3620. The phone rings during dinner. "I'm not going to answer that," I say. "Mom, toll free," Myra shouts.

3621. The kids and I have Writer's Workshop.

3622. Pesto chicken, crockpot special, invented from what we had.







3623. Jane reads her Bible, a dolly slung up on her shoulder.

3624. Lucy tries to rehydrate a black marker on the way to Grandad and Grammie's. I bust up laughing at her jet black lips.

3625. We make celebration of the August and September birthdays with a party, swirling bliss of children and adults, a carnival of family.







3626. Virtue. We name our favorite things about the birthday girls and boy this past year and replay before our eyes, virtue.  Whatever is good, whatever is noble, whatever is right, whatever is pure, whatever is lovely, whatever is admirable -- if anything is excellent or praiseworthy think about such things. And so we do.

3627. New clothes for fall, a birthday gift, the felicity of feeling pretty.








3627. "I stepped in some bear poop in the orchard," Janie announces, "and it had plum pits in it."


3628. We pick 12 gallons of plums in the snarled old orchard.
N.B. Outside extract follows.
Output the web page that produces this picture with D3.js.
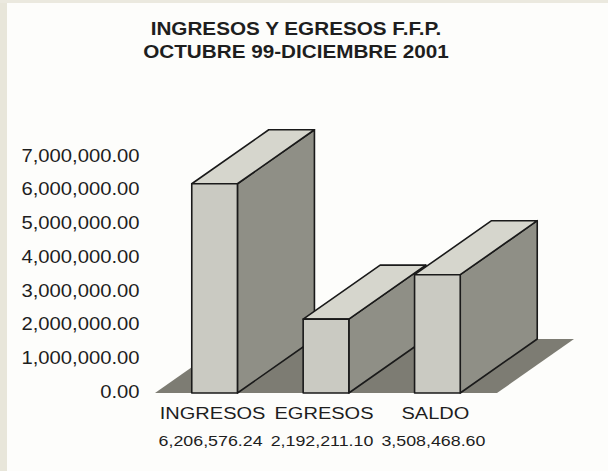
<!DOCTYPE html>
<html>
<head>
<meta charset="utf-8">
<script src="https://cdn.jsdelivr.net/npm/d3@7"></script>
<style>
  body { margin: 0; background: #fdfdfb; }
  svg { display: block; font-family: "Liberation Sans", Arial, sans-serif; }
</style>
</head>
<body>
<svg id="chart" width="608" height="471"></svg>
<script>
// chart data
const categories = ["INGRESOS", "EGRESOS", "SALDO"];
const values = [6206576.24, 2192211.10, 3508468.60];
const yTicks = [0, 1000000, 2000000, 3000000, 4000000, 5000000, 6000000, 7000000];
const titleLines = ["INGRESOS Y EGRESOS F.F.P.", "OCTUBRE 99-DICIEMBRE 2001"];

const svg = d3.select("#chart");
const W = 608, H = 471;
const stretch = 1.15;       // the scan is a bit wide, stretch text to match
const depth = { dx: 77, dy: -54 };

// scanned paper edge
svg.append("rect").attr("width", W).attr("height", H).attr("fill", "#fdfdfb");
svg.append("rect").attr("width", 7).attr("height", H).attr("fill", "#e8e6da");
svg.append("rect").attr("width", W).attr("height", 3).attr("fill", "#ebe9df");

// scales
const x = d3.scaleBand()
  .domain(categories)
  .range([155, 497])
  .paddingInner(0.59)
  .paddingOuter(0.33);

const y = d3.scaleLinear()
  .domain([0, 7000000])
  .range([393, 157]);

const fmt = d3.format(",.2f");

// title
svg.append("g").selectAll("text")
  .data(titleLines)
  .enter()
  .append("text")
  .attr("transform", (d, i) => "translate(296," + (35 + i * 23) + ") scale(" + stretch + ",1)")
  .attr("text-anchor", "middle")
  .style("font-size", "18px")
  .style("font-weight", "bold")
  .attr("fill", "#1e1e1e")
  .text(d => d);

// floor
const x0 = x.range()[0], x1 = x.range()[1], y0 = y(0);
svg.append("path")
  .attr("d", "M" + x0 + "," + y0 + "L" + x1 + "," + y0 +
             "L" + (x1 + depth.dx) + "," + (y0 + depth.dy) +
             "L" + (x0 + depth.dx) + "," + (y0 + depth.dy) + "Z")
  .attr("fill", "#7d7c73");

// bars, left to right so later ones cover earlier side faces
const bars = svg.append("g")
  .selectAll("g")
  .data(categories.map((c, i) => ({ cat: c, val: values[i] })))
  .enter()
  .append("g")
  .attr("stroke", "#1a1a1a")
  .attr("stroke-width", 1.6)
  .attr("stroke-linejoin", "round");

// side face
bars.append("path")
  .attr("fill", "#8f8f86")
  .attr("d", d => {
    const r = x(d.cat) + x.bandwidth(), t = y(d.val), b = y(0);
    return "M" + r + "," + b + "L" + r + "," + t +
           "L" + (r + depth.dx) + "," + (t + depth.dy) +
           "L" + (r + depth.dx) + "," + (b + depth.dy) + "Z";
  });

// top face
bars.append("path")
  .attr("fill", "#d6d6cd")
  .attr("d", d => {
    const l = x(d.cat), r = l + x.bandwidth(), t = y(d.val);
    return "M" + l + "," + t + "L" + r + "," + t +
           "L" + (r + depth.dx) + "," + (t + depth.dy) +
           "L" + (l + depth.dx) + "," + (t + depth.dy) + "Z";
  });

// front face
bars.append("rect")
  .attr("fill", "#cacac2")
  .attr("x", d => x(d.cat))
  .attr("y", d => y(d.val))
  .attr("width", x.bandwidth())
  .attr("height", d => y(0) - y(d.val));

// y axis labels
const yAxis = svg.append("g")
  .attr("transform", "translate(143,0)")
  .call(d3.axisLeft(y).tickValues(yTicks).tickFormat(fmt).tickSize(0).tickPadding(3));
yAxis.select(".domain").remove();
yAxis.selectAll("text")
  .attr("transform", "scale(" + stretch + ",1)")
  .attr("dy", "0.24em")
  .attr("fill", "#1e1e1e")
  .style("font-size", "17.6px")
  .style("font-family", "\"Liberation Sans\", Arial, sans-serif");

// category labels and values under the floor
const labels = svg.append("g");
labels.selectAll("text.cat")
  .data(categories)
  .enter()
  .append("text")
  .attr("class", "cat")
  .attr("transform", d => "translate(" + (x(d) + x.bandwidth() / 2 - 2) + ",419) scale(" + stretch + ",1)")
  .attr("text-anchor", "middle")
  .attr("fill", "#1e1e1e")
  .style("font-size", "17.4px")
  .text(d => d);

labels.selectAll("text.val")
  .data(values)
  .enter()
  .append("text")
  .attr("class", "val")
  .attr("transform", (d, i) => "translate(" + (x(categories[i]) + x.bandwidth() / 2 - 4) + ",446) scale(" + stretch + ",1)")
  .attr("text-anchor", "middle")
  .attr("fill", "#1e1e1e")
  .style("font-size", "15.5px")
  .text(d => fmt(d));
</script>
</body>
</html>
3629. We can plums late into the night, the first five gallons a grid of purply red quart jars.







3630. Craig and I pause to crunch rice krispy bars and stare at the old hand-me-down bin still half full of plums. "Ya know," Craig blurts between bites, "that is a lot of plums." He sets me to giggles. We shake our heads, smiles wide, laughs full.

3631. Myra blisses out over piles of plums. One here, a handful there, it's hard to say how many she ate. And so contrite when everything turned terribly stinky and messy, she hopped in the bath and covered herself head to toe in conditioner.







3632. Jack confesses to growing his fingernails long to try to grow claws.


3633. The children awake from Sunday naps. "Change into dirty clothes and you can dig worms," I say, "as long as you fill in the holes." They whoop and holler and, rapturous, tumble out the back door.







3634. Myra bites off little bits of plum and stuffs them in her dolly's mouth.

3635. "Are you trying to make it look like actually you?" Jack asks as I process a photo.

3636. Actually me. Another good week.